Sobre la gran habilidad de Cano como dibujante y su fama de espíritu caritativo, Palomino entre otros cita lo siguiente: «solía suceder muy de ordinario encontrar algún pobre necesitado y habiéndosele ya apurado el dinero que para este fin llevaba, se entraba en una tienda y pedía un papelillo y recado de escribir, y le dibujaba con la pluma alguna figura o cabeza o cosa semejante, como tarjeta u adorno de arquitectura, y le decía al pobre: Vaya a casa de Fulano (donde sabía que lo habían de estimar) y dígale que le dé tanto por este dibujo: Con que usando de este medio nunca le faltaba que dar y tuvo tal facilidad en dibujar cualquier cosa que dejó innumerables dibujos de que no tengo yo la menor parte».
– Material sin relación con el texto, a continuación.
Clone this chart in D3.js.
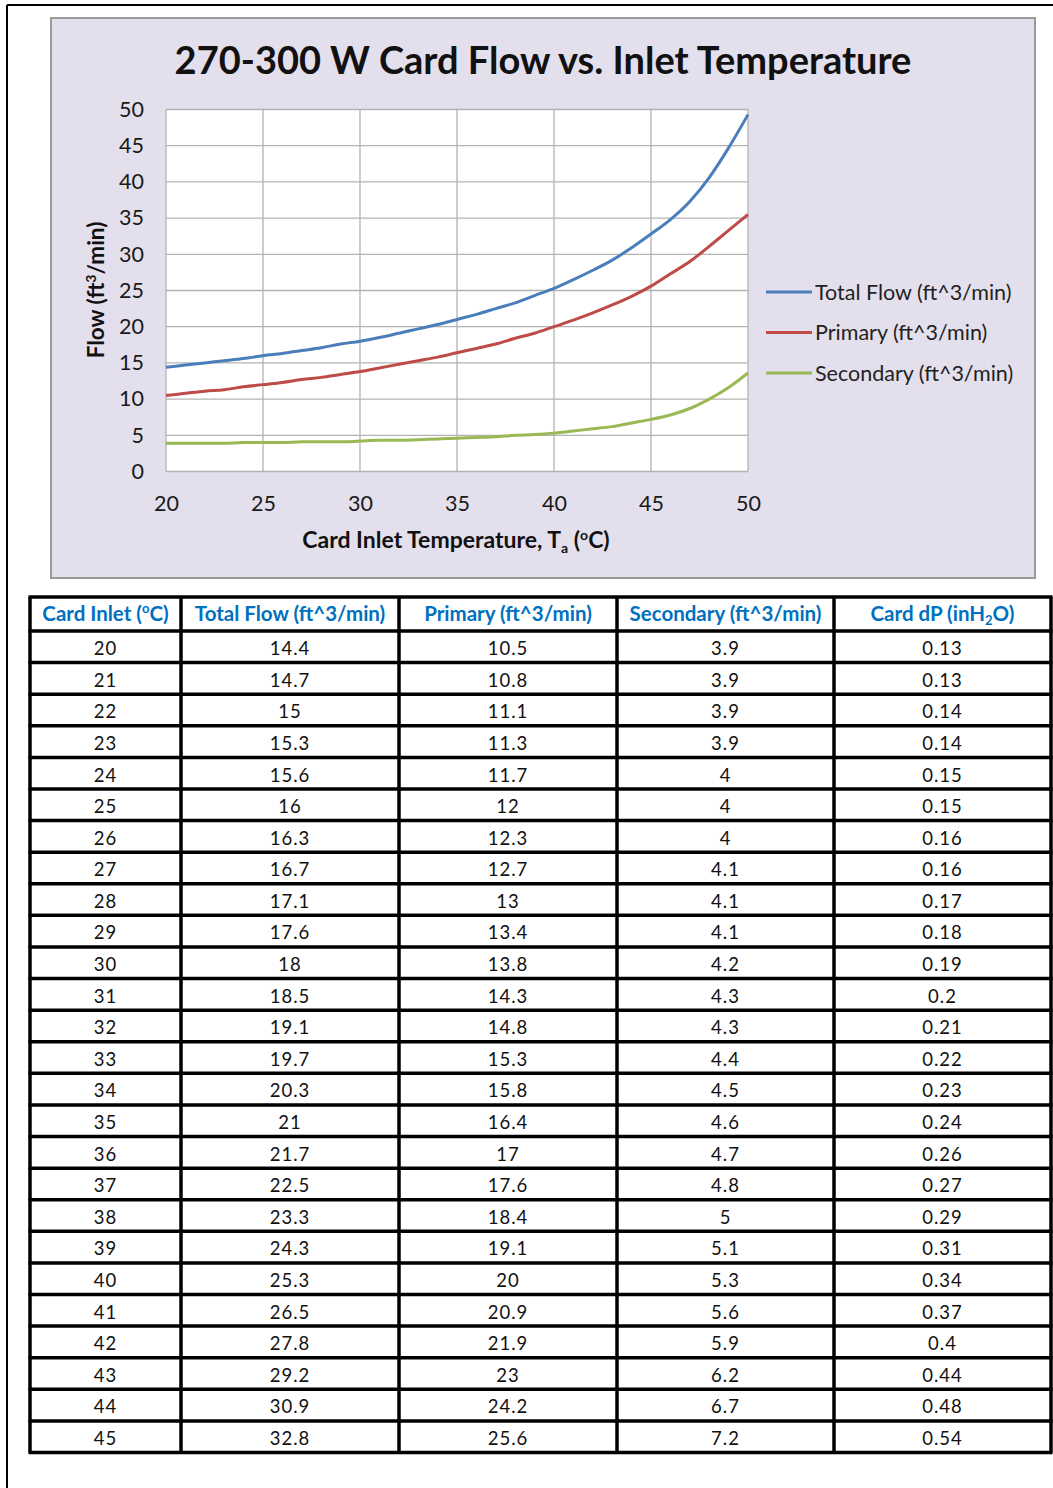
<!DOCTYPE html>
<html>
<head>
<meta charset="utf-8">
<script src="https://cdn.jsdelivr.net/npm/d3@7"></script>
<style>
  html, body { margin: 0; padding: 0; background: #ffffff; }
  svg { display: block; }
  text { font-family: Lato, "Open Sans", sans-serif; }
</style>
</head>
<body>
<script>
// Card inlet temperature (°C) and flow table values
const inletTemps   = [20,21,22,23,24,25,26,27,28,29,30,31,32,33,34,35,36,37,38,39,40,41,42,43,44,45];
const totalFlow    = [14.4,14.7,15,15.3,15.6,16,16.3,16.7,17.1,17.6,18,18.5,19.1,19.7,20.3,21,21.7,22.5,23.3,24.3,25.3,26.5,27.8,29.2,30.9,32.8];
const primaryFlow  = [10.5,10.8,11.1,11.3,11.7,12,12.3,12.7,13,13.4,13.8,14.3,14.8,15.3,15.8,16.4,17,17.6,18.4,19.1,20,20.9,21.9,23,24.2,25.6];
const secondaryFlow= [3.9,3.9,3.9,3.9,4,4,4,4.1,4.1,4.1,4.2,4.3,4.3,4.4,4.5,4.6,4.7,4.8,5,5.1,5.3,5.6,5.9,6.2,6.7,7.2];
const cardDP       = [0.13,0.13,0.14,0.14,0.15,0.15,0.16,0.16,0.17,0.18,0.19,0.2,0.21,0.22,0.23,0.24,0.26,0.27,0.29,0.31,0.34,0.37,0.4,0.44,0.48,0.54];

// Curve continuation beyond the table (46–50 °C)
const extraTemps     = [46,47,48,49,50];
const extraTotal     = [34.8,37.3,40.6,44.7,49.3];
const extraPrimary   = [27.3,29.0,31.1,33.3,35.5];
const extraSecondary = [7.8,8.7,10.0,11.6,13.6];

const xTicks = [20,25,30,35,40,45,50];
const yTicks = [0,5,10,15,20,25,30,35,40,45,50];

const seriesNames  = ["Total Flow (ft^3/min)", "Primary (ft^3/min)", "Secondary (ft^3/min)"];
const seriesColors = ["#4a7ebb", "#be4b48", "#98b954"];

const W = 1053, H = 1488;
const svg = d3.select("body").append("svg").attr("width", W).attr("height", H);

// page frame
svg.append("line").attr("x1", 7).attr("x2", W).attr("y1", 5).attr("y2", 5)
  .attr("stroke", "#000").attr("stroke-width", 2);
svg.append("line").attr("x1", 7).attr("x2", 7).attr("y1", 5).attr("y2", H)
  .attr("stroke", "#000").attr("stroke-width", 2);

// chart panel
svg.append("rect").attr("x", 51).attr("y", 18).attr("width", 984).attr("height", 560)
  .attr("fill", "#e4dfec").attr("stroke", "#9a9a9a").attr("stroke-width", 2);

const x = d3.scaleLinear().domain([20, 50]).range([166, 748]);
const y = d3.scaleLinear().domain([0, 50]).range([471.5, 109.5]);

const plot = svg.append("g");
plot.append("rect").attr("x", x(20)).attr("y", y(50))
  .attr("width", x(50) - x(20)).attr("height", y(0) - y(50)).attr("fill", "#fff");

// gridlines
plot.selectAll(".hg").data(yTicks).join("line")
  .attr("x1", x(20)).attr("x2", x(50)).attr("y1", d => y(d)).attr("y2", d => y(d))
  .attr("stroke", "#b3b3b3").attr("stroke-width", 1.3);
plot.selectAll(".vg").data(xTicks).join("line")
  .attr("y1", y(0)).attr("y2", y(50)).attr("x1", d => x(d)).attr("x2", d => x(d))
  .attr("stroke", "#b3b3b3").attr("stroke-width", 1.3);

// axes (labels only; grid forms the frame)
const yAxis = svg.append("g").attr("transform", `translate(${x(20)},0)`)
  .call(d3.axisLeft(y).tickValues(yTicks).tickSize(0).tickPadding(22));
const xAxis = svg.append("g").attr("transform", `translate(0,${y(0)})`)
  .call(d3.axisBottom(x).tickValues(xTicks).tickSize(0).tickPadding(24));
[yAxis, xAxis].forEach(a => {
  a.select(".domain").remove();
  a.selectAll("text").attr("font-family", "Lato, sans-serif").attr("font-size", 21.5)
    .attr("fill", "#1a1a1a");
});

// series lines
const temps = inletTemps.concat(extraTemps);
const series = [
  totalFlow.concat(extraTotal),
  primaryFlow.concat(extraPrimary),
  secondaryFlow.concat(extraSecondary)
];
const line = d3.line().x((d, i) => x(temps[i])).y(d => y(d)).curve(d3.curveMonotoneX);
series.forEach((vals, k) => {
  svg.append("path").datum(vals).attr("d", line)
    .attr("fill", "none").attr("stroke", seriesColors[k]).attr("stroke-width", 3)
    .attr("stroke-linejoin", "round");
});

// title
svg.append("text").attr("x", 543).attr("y", 74).attr("text-anchor", "middle")
  .attr("font-size", 38).attr("font-weight", 700).attr("fill", "#111")
  .text("270-300 W Card Flow vs. Inlet Temperature");

// mixed text with raised / lowered pieces
function richText(t, parts, small, up, down) {
  let shift = 0;
  parts.forEach(p => {
    const s = t.append("tspan");
    let target = 0, txt = p, size = null;
    if (typeof p !== "string") {
      txt = p.sup || p.sub;
      target = p.sup ? -up : down;
      size = small;
    }
    s.attr("dy", target - shift).text(txt);
    if (size) s.attr("font-size", size);
    shift = target;
  });
}

// x axis title
const xt = svg.append("text").attr("x", 456).attr("y", 548).attr("text-anchor", "middle")
  .attr("font-size", 23).attr("font-weight", 700).attr("fill", "#111");
richText(xt, ["Card Inlet Temperature, T", {sub: "a"}, " (", {sup: "o"}, "C)"], 14, 8, 5);

// y axis title
const yt = svg.append("text").attr("transform", "translate(104,290) rotate(-90)")
  .attr("text-anchor", "middle").attr("font-size", 22.5).attr("font-weight", 700).attr("fill", "#111");
richText(yt, ["Flow (ft", {sup: "3"}, "/min)"], 14, 8, 5);

// legend
const legendY = d3.scalePoint().domain(seriesNames).range([292, 373]);
const lg = svg.append("g");
lg.selectAll("line").data(seriesNames).join("line")
  .attr("x1", 766).attr("x2", 812).attr("y1", d => legendY(d)).attr("y2", d => legendY(d))
  .attr("stroke", (d, i) => seriesColors[i]).attr("stroke-width", 3);
lg.selectAll("text").data(seriesNames).join("text")
  .attr("x", 815).attr("y", d => legendY(d)).attr("dy", "0.35em")
  .attr("font-size", 21.5).attr("fill", "#222").text(d => d);

// ---- data table ----
const colEdges = [30, 181, 399, 617, 834, 1051];
const headTop = 597, headBottom = 631;
const rowY = d3.scaleLinear().domain([0, inletTemps.length]).range([headBottom, 1452.5]);
const tbl = svg.append("g");

const headBlue = "#0070c0";
const headers = [
  ["Card Inlet (", {sup: "o"}, "C)"],
  ["Total Flow (ft^3/min)"],
  ["Primary (ft^3/min)"],
  ["Secondary (ft^3/min)"],
  ["Card dP (inH", {sub: "2"}, "O)"]
];
headers.forEach((parts, c) => {
  const t = tbl.append("text")
    .attr("x", (colEdges[c] + colEdges[c + 1]) / 2).attr("y", 621)
    .attr("text-anchor", "middle").attr("font-size", 20.5).attr("font-weight", 700)
    .attr("fill", headBlue);
  richText(t, parts, 13, 8, 4);
});

const columns = [inletTemps, totalFlow, primaryFlow, secondaryFlow, cardDP];
columns.forEach((col, c) => {
  tbl.selectAll(".c" + c).data(col).join("text")
    .attr("x", (colEdges[c] + colEdges[c + 1]) / 2)
    .attr("y", (d, i) => (rowY(i) + rowY(i + 1)) / 2).attr("dy", "0.45em")
    .attr("text-anchor", "middle").attr("font-size", 18.5).attr("fill", "#111")
    .attr("letter-spacing", 1)
    .text(d => String(d));
});

// grid lines of the table
const hLines = [headTop].concat(d3.range(inletTemps.length + 1).map(i => rowY(i)));
tbl.selectAll(".hl").data(hLines).join("line")
  .attr("x1", colEdges[0] - 1.5).attr("x2", colEdges[5] + 1.5)
  .attr("y1", d => d).attr("y2", d => d)
  .attr("stroke", "#000").attr("stroke-width", 3.5);
tbl.selectAll(".vl").data(colEdges).join("line")
  .attr("x1", d => d).attr("x2", d => d)
  .attr("y1", headTop).attr("y2", rowY(inletTemps.length))
  .attr("stroke", "#000").attr("stroke-width", 3.5);
</script>
</body>
</html>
Existe una tradición granadina no recogida por Palomino según la cual, después de pintar un gran cuadro sobre La Trinidad para la Cartuja y ver que los monjes le regateaban el precio que pedía por el lienzo, Cano se lo regaló a los frailes del convento de San Diego, pidiendo sólo como pago un plato de chanfaina (asadura condimentada).
Cano no dudaba en recurrir a todo tipo de tratados, ya fuesen de arquitectura, viajes, biografías, matemáticas, geometría, perspectiva, astronomía, astrología, religión o arte como asesoramiento para realizar sus obras.
Tenemos que considerar tanto su habilidad manual en las diversas disciplinas en las que trabajó como las licencias que se permitía en sus composiciones. Por lo general Cano acataba las disposiciones de la Inquisición en cuanto a las representaciones artísticas. La Iglesia Católica se encargó de marcar toda la simbología correspondiente a cada imagen religiosa, sin dudar en absoluto en aceptar versiones apócrifas siempre y cuando pudiesen apoyar con ello las ideas contrarreformistas. Pero en otras ocasiones Cano marcaba e imponía sus propios criterios. Así, por ejemplo, la Iglesia no veía con buenos ojos el que se pintara totalmente desnudo al niño Jesús, a pesar de lo cual Cano lo hacía, y las autoridades eclesiásticas no tuvieron más remedio que transigir. Cano no se atuvo nunca a los convencionalismos estéticos. Admiraba las obras renacentistas, pero imprimió su propio estilo y su personal interpretación del Arte. No dudaba tampoco en usar modelos barrocos y por ello su obra es ejemplo de eclecticismo.
Su vida estuvo consagrada por entero a su arte. Jusepe Martínez reprochó, pero también admiró, de alguna manera, esa capacidad de «ocio creativo» que tenía Cano cuando dijo «…hízome lástima el verlo tan poco aficionado al trabajo, no porque fuese muy liberal en él, sino que su deleite y gusto era gastar lo más del tiempo en discutir sobre la pintura». Y lo cierto es que su obra, en el decir de Orozco, revela el haber sido lenta y hondamente pensada y apresuradamente realizada.
Felipe IV, en respuesta a los diputados del Cabildo de la Catedral que acusaban a Cano de ser «hombre puramente lego e idiota», dijo: Andad, que hombres como vosotros los puedo yo hacer; hombres como Alonso Cano, sólo Dios los hace.